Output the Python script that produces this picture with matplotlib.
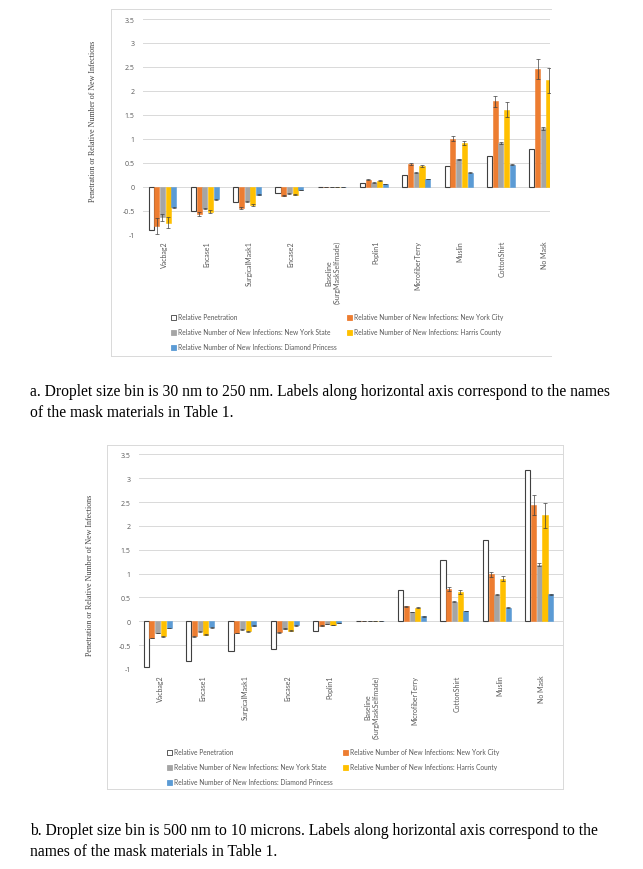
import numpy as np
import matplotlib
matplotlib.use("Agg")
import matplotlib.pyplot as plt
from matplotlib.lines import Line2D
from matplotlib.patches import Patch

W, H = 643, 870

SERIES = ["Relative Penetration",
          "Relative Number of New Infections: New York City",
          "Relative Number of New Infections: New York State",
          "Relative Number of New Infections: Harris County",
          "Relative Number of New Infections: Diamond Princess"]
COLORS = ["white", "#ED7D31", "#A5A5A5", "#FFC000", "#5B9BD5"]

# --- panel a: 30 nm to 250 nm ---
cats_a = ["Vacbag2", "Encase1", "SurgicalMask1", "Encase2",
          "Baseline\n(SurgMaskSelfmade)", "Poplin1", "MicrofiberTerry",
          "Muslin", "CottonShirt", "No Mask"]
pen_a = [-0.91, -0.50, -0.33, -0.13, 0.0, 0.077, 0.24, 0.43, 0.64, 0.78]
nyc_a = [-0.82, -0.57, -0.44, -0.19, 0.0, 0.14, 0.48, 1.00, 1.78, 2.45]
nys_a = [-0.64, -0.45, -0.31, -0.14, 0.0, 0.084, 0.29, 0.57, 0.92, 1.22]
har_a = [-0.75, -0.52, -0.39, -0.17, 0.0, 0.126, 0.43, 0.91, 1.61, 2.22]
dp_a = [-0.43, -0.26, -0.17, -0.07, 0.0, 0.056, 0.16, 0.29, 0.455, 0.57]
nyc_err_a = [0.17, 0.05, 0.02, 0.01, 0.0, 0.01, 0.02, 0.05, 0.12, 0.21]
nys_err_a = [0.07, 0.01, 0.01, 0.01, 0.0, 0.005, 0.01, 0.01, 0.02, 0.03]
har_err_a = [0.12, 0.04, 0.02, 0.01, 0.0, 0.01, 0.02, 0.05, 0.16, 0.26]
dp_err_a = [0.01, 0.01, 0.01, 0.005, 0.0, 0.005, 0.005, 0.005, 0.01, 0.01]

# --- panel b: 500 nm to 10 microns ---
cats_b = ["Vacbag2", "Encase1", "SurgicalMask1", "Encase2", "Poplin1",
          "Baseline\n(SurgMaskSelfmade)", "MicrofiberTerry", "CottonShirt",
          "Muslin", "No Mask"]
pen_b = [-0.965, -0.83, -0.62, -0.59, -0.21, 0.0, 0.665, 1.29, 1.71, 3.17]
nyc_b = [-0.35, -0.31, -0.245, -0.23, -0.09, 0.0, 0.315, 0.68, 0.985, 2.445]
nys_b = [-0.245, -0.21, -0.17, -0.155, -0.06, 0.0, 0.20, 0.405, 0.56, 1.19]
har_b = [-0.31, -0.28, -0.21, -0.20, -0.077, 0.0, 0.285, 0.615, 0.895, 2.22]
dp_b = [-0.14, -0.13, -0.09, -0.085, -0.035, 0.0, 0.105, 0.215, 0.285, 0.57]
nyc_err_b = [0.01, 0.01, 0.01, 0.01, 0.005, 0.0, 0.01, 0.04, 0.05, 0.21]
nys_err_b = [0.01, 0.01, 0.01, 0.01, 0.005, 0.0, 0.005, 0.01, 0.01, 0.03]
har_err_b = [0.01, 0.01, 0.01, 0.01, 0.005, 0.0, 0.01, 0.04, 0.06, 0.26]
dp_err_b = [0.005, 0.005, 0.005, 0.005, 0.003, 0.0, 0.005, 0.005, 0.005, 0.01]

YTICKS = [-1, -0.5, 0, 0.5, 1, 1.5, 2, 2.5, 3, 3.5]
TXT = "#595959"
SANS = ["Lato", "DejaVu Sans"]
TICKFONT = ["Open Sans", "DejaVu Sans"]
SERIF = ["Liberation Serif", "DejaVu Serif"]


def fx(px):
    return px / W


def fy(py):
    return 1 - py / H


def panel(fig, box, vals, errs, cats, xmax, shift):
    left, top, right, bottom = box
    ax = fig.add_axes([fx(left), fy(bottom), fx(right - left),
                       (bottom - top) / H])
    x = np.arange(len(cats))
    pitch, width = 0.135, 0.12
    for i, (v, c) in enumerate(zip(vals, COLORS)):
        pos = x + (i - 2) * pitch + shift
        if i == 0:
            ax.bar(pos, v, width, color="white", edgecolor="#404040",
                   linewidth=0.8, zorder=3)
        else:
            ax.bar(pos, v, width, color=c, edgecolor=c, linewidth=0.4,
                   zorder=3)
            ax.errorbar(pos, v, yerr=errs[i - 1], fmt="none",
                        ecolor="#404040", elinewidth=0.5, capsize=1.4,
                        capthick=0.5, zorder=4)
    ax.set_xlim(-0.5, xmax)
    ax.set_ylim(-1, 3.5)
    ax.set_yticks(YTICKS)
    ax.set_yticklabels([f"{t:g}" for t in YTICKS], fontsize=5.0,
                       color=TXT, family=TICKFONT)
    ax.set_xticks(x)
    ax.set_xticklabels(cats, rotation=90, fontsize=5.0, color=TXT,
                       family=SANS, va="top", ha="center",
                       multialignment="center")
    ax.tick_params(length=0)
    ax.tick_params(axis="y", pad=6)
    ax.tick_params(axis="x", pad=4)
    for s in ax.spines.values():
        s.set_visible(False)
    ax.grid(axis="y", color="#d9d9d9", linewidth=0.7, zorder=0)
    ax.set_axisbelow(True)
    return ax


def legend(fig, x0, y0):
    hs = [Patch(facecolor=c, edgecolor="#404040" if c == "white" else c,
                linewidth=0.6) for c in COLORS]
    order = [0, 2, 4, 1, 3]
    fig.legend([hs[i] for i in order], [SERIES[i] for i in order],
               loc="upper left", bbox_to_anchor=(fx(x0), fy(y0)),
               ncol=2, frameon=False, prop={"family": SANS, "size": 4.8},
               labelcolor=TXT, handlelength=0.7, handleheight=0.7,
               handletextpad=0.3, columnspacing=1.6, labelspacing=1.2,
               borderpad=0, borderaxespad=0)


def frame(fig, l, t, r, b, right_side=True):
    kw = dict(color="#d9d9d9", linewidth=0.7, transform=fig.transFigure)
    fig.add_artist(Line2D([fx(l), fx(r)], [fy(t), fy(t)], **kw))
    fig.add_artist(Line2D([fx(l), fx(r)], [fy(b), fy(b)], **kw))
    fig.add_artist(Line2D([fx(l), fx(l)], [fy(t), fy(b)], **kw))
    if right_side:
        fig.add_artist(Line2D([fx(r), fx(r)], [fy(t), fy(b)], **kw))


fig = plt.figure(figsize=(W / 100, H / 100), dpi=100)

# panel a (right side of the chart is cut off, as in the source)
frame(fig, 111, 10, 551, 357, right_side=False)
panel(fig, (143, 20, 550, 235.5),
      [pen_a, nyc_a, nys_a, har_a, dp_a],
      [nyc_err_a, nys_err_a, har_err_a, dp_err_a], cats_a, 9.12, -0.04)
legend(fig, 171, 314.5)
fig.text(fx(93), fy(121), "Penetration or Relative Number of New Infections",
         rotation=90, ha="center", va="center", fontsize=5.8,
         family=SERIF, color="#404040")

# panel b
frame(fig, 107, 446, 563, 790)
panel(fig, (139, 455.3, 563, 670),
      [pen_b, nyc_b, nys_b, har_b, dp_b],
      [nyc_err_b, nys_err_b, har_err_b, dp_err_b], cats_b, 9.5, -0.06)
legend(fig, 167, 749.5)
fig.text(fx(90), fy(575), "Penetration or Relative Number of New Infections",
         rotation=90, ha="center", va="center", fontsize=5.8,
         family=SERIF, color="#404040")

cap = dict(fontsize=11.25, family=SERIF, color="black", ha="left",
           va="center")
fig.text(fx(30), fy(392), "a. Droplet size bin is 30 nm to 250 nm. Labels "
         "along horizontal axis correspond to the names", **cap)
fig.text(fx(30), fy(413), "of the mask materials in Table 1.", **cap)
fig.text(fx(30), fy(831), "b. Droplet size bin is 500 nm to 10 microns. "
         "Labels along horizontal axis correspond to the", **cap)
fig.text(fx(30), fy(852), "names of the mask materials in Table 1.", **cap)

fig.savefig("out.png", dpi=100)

◆ EXERCISE GOAL
The lines from the start of the data through the line that contains "0.005, 0.01, 0.01]" are to be returned exactly, please, with both ends included and every picture left out.

◆ TASK ANSWER
Output the Python script that produces this picture with matplotlib.
import numpy as np
import matplotlib
matplotlib.use("Agg")
import matplotlib.pyplot as plt
from matplotlib.lines import Line2D
from matplotlib.patches import Patch

W, H = 643, 870

SERIES = ["Relative Penetration",
          "Relative Number of New Infections: New York City",
          "Relative Number of New Infections: New York State",
          "Relative Number of New Infections: Harris County",
          "Relative Number of New Infections: Diamond Princess"]
COLORS = ["white", "#ED7D31", "#A5A5A5", "#FFC000", "#5B9BD5"]

# --- panel a: 30 nm to 250 nm ---
cats_a = ["Vacbag2", "Encase1", "SurgicalMask1", "Encase2",
          "Baseline\n(SurgMaskSelfmade)", "Poplin1", "MicrofiberTerry",
          "Muslin", "CottonShirt", "No Mask"]
pen_a = [-0.91, -0.50, -0.33, -0.13, 0.0, 0.077, 0.24, 0.43, 0.64, 0.78]
nyc_a = [-0.82, -0.57, -0.44, -0.19, 0.0, 0.14, 0.48, 1.00, 1.78, 2.45]
nys_a = [-0.64, -0.45, -0.31, -0.14, 0.0, 0.084, 0.29, 0.57, 0.92, 1.22]
har_a = [-0.75, -0.52, -0.39, -0.17, 0.0, 0.126, 0.43, 0.91, 1.61, 2.22]
dp_a = [-0.43, -0.26, -0.17, -0.07, 0.0, 0.056, 0.16, 0.29, 0.455, 0.57]
nyc_err_a = [0.17, 0.05, 0.02, 0.01, 0.0, 0.01, 0.02, 0.05, 0.12, 0.21]
nys_err_a = [0.07, 0.01, 0.01, 0.01, 0.0, 0.005, 0.01, 0.01, 0.02, 0.03]
har_err_a = [0.12, 0.04, 0.02, 0.01, 0.0, 0.01, 0.02, 0.05, 0.16, 0.26]
dp_err_a = [0.01, 0.01, 0.01, 0.005, 0.0, 0.005, 0.005, 0.005, 0.01, 0.01]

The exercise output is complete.